Having firmly established himself as Britain’s preeminent golf course architect prior to the First World War, Harry Colt and his partners were keen to help drive the game’s development onto the European mainland once hostilities had ceased. By 1928 prosperity was returning to Germany and the Hamburger Golf Club looked to expand its facilities by moving away from Hamburg and into a pine and birch covered forest in nearby Falkenstein. With ideal golf ground and a remarkable resemblance to the best in Surrey’s Heathland, Colt was the obvious choice for designer and was brought in to suggest plans for the new course.

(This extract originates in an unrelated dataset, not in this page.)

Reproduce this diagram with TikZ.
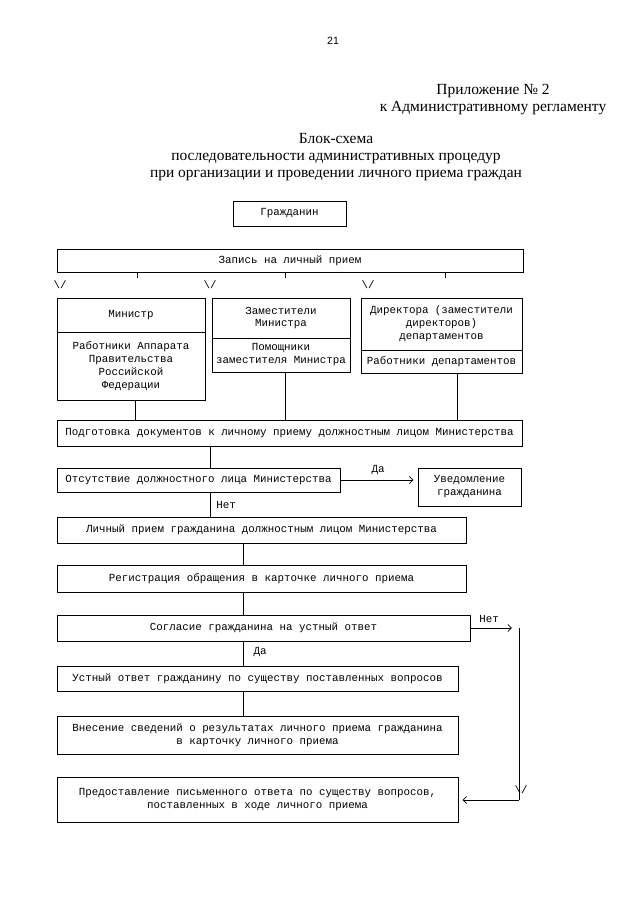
\documentclass[tikz,border=0pt]{standalone}
\usepackage{fontspec}
\setmainfont{Liberation Serif}
\newfontfamily\typew{Liberation Mono}
\newfontfamily\pagesans{Liberation Sans}
\usetikzlibrary{arrows.meta,positioning}

\begin{document}
\begin{tikzpicture}[x=0.025cm,y=-0.025cm,
  every node/.style={font=\typew\fontsize{7.7}{9.2}\selectfont},
  box/.style={draw,line width=.5pt,inner sep=1pt,align=center},
  lnk/.style={line width=.5pt},
  barb/.style={line width=.5pt,-{Straight Barb[length=2.5pt,width=5pt]},shorten >=3pt}]
\useasboundingbox (0,0) rectangle (640,905);
% heading
\node[font=\pagesans\fontsize{7.5}{9}\selectfont] (pnum) at (333,41) {21};
\node[font=\fontsize{11}{12.2}\selectfont,align=center] (app) at (493,99.5) {Приложение № 2\\к Административному регламенту};
\node[font=\fontsize{11}{12.2}\selectfont,align=center] (ttl) at (336,157) {Блок-схема\\последовательности административных процедур\\при организации и проведении личного приема граждан};
% top of the chart
\node[box,minimum width=2.825cm,minimum height=.625cm] (grazh) at (289.5,213.5) {Гражданин};
\node[box,minimum width=11.65cm,minimum height=.575cm] (zapis) at (290,260.5) {Запись на личный прием};
\foreach \dx in {-153,-5,155} \draw[lnk] (zapis.south) ++(\dx,0) -- ++(0,6);
\node (v1) at (60,285) {\textbackslash/};
\node (v2) at (210,285) {\textbackslash/};
\node (v3) at (368,285) {\textbackslash/};
% officials
\node[box,minimum width=3.7cm,minimum height=.85cm] (min1) at (131,315) {Министр};
\node[box,minimum width=3.7cm,minimum height=1.7cm] (min2) at (131,366) {Работники Аппарата\\Правительства\\Российской\\Федерации};
\node[box,minimum width=3.45cm,minimum height=1cm] (zam1) at (281,318) {Заместители\\Министра};
\node[box,minimum width=3.45cm,minimum height=.85cm] (zam2) at (281,355) {Помощники\\заместителя Министра};
\node[box,minimum width=4.025cm,minimum height=1.3cm] (dir1) at (441.5,324) {Директора (заместители\\директоров)\\департаментов};
\node[box,minimum width=4.025cm,minimum height=.575cm] (dir2) at (441.5,361.5) {Работники департаментов};
% procedure
\node[box,minimum width=11.625cm,minimum height=.65cm] (podg) at (289.5,433) {Подготовка документов к личному приему должностным лицом Министерства};
\node[box,minimum width=7.075cm,minimum height=.6cm] (ots) at (198.5,480) {Отсутствие должностного лица Министерства};
\node[box,minimum width=2.575cm,minimum height=.95cm] (uved) at (469.5,487) {Уведомление\\гражданина};
\node[box,minimum width=10.225cm,minimum height=.65cm] (lich) at (261.5,530) {Личный прием гражданина должностным лицом Министерства};
\node[box,minimum width=10.225cm,minimum height=.675cm] (reg) at (261.5,578.5) {Регистрация обращения в карточке личного приема};
\node[box,minimum width=10.325cm,minimum height=.65cm] (sogl) at (263.5,628) {Согласие гражданина на устный ответ};
\node[box,minimum width=10.025cm,minimum height=.625cm] (ustn) at (257.5,678.5) {Устный ответ гражданину по существу поставленных вопросов};
\node[box,minimum width=10.025cm,minimum height=.95cm] (vnes) at (257.5,735) {Внесение сведений о результатах личного приема гражданина\\в карточку личного приема};
\node[box,minimum width=10.025cm,minimum height=1.125cm] (pred) at (257.5,799.5) {Предоставление письменного ответа по существу вопросов,\\поставленных в ходе личного приема};
% connectors
\coordinate (m1) at ([xshift=.1cm]min2.south);
\coordinate (z1) at ([xshift=.1cm]zam2.south);
\coordinate (d1) at ([xshift=.4cm]dir2.south);
\draw[lnk] (m1) -- (m1 |- podg.north);
\draw[lnk] (z1) -- (z1 |- podg.north);
\draw[lnk] (d1) -- (d1 |- podg.north);
\coordinate (o1) at ([xshift=.29cm]ots.north);
\draw[lnk] (o1 |- podg.south) -- (o1);
\draw[lnk] (o1 |- ots.south) -- (o1 |- lich.north);
\node (net1) at (226,505) {Нет};
\draw[barb] (ots.east) -- (ots.east -| uved.west);
\node (da1) at (378,470) {Да};
\coordinate (l1) at ([xshift=-.4625cm]lich.south);
\draw[lnk] (l1) -- (l1 |- reg.north);
\draw[lnk] (l1 |- reg.south) -- (l1 |- sogl.north);
\draw[lnk] (l1 |- sogl.south) -- (l1 |- ustn.north);
\node (da2) at (260,652) {Да};
\draw[lnk] (l1 |- ustn.south) -- (l1 |- vnes.north);
% refusal loop
\coordinate (r1) at (519,628);
\coordinate (r2) at (519,800);
\draw[barb,shorten >=5pt] (sogl.east) -- (r1);
\node (net2) at (489,619) {Нет};
\draw[lnk] (r1) -- (r2);
\node (v4) at (521,790) {\textbackslash/};
\draw[barb] (r2) -- (r2 -| pred.east);
\end{tikzpicture}
\end{document}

Given the topography and the designer, Falkenstein was always going to have a classic British appearance, but Colt did some of his best and most original work here, routing a string of tremendous holes across a series of hills and ridges covered in the same glorious heather that made his courses in London so distinctive. Interestingly, for a brief period following the Allied victory in World War II, the course was taken over by the British army, who golfed here and must have been delighted to discover this little slice of the English heathland in northern Germany.
Despite the turmoil of the war years and subsequent decades of hardship, Falkenstein has changed little and remains a very true account of Colt’s golf philosophies. Aside from a couple of traps early in the round, his bunkering style is well preserved with rugged hazards protecting key driving areas and terrific greens which are often raised and feature just enough movement without being overdone. The course starts with a fairly soft opening hole that climbs into a small incline, the outward nine then skirting beside a large ridge until you reach the audacious 6th, which plays over one hill and then rises substantially into another. The back nine tends to occupy the most dramatic portion of the property and features standout holes like the 17th and the beautiful 12th and 13th holes, the latter with an unusual central bunker sitting on a ledge and forcing you to either lay back for a tricky uphill approach or really flirt with danger to get close to the green.
Although the par threes are less distinguished here than at Colt’s best courses in London, the longer holes are superb and more than make up for any shortcomings. Best of all is the wonderfully natural 17th, a cracking par five that technology has turned into a two-shotter and remarkably improved. From the tee its crested fairway falls to the left kicking an ideal drive with a touch of draw further toward the target but leaving those who over-cook the shot either in sand or with a longer second angled toward further bunkers. With a gorgeous green nestled in a bowl and framed by another heather covered hill, this is one of those rare holes that is both attractive and architecturally outstanding.
By modern standards Falkenstein is a little short but its par of 70 is well protected and the fact that it remains a strong test more than seventy years after being built speaks volumes for both the suitability of the property and the genius of Colt’s design. The club also deserves a great deal of credit for faithfully preserving its best features and maintaining the integrity of the initial layout. Germany’s premier golf club, Hamburger also houses Europe’s premier golf hole and is blessed with one of the few genuinely world-class golf experiences available on the mainland.
This golf course has some seriously outstanding design elements and perhaps mainland Europe’s best par five. What it lacks, in places, is Colt-like bunkering and maintenance refinement. A properly arranged consultation on grooming, bunker restoration and design preservation would rapidly return this course to its former glory.
With the right advice, this course would improve out of sight and achieve a 2-Fag or better rating.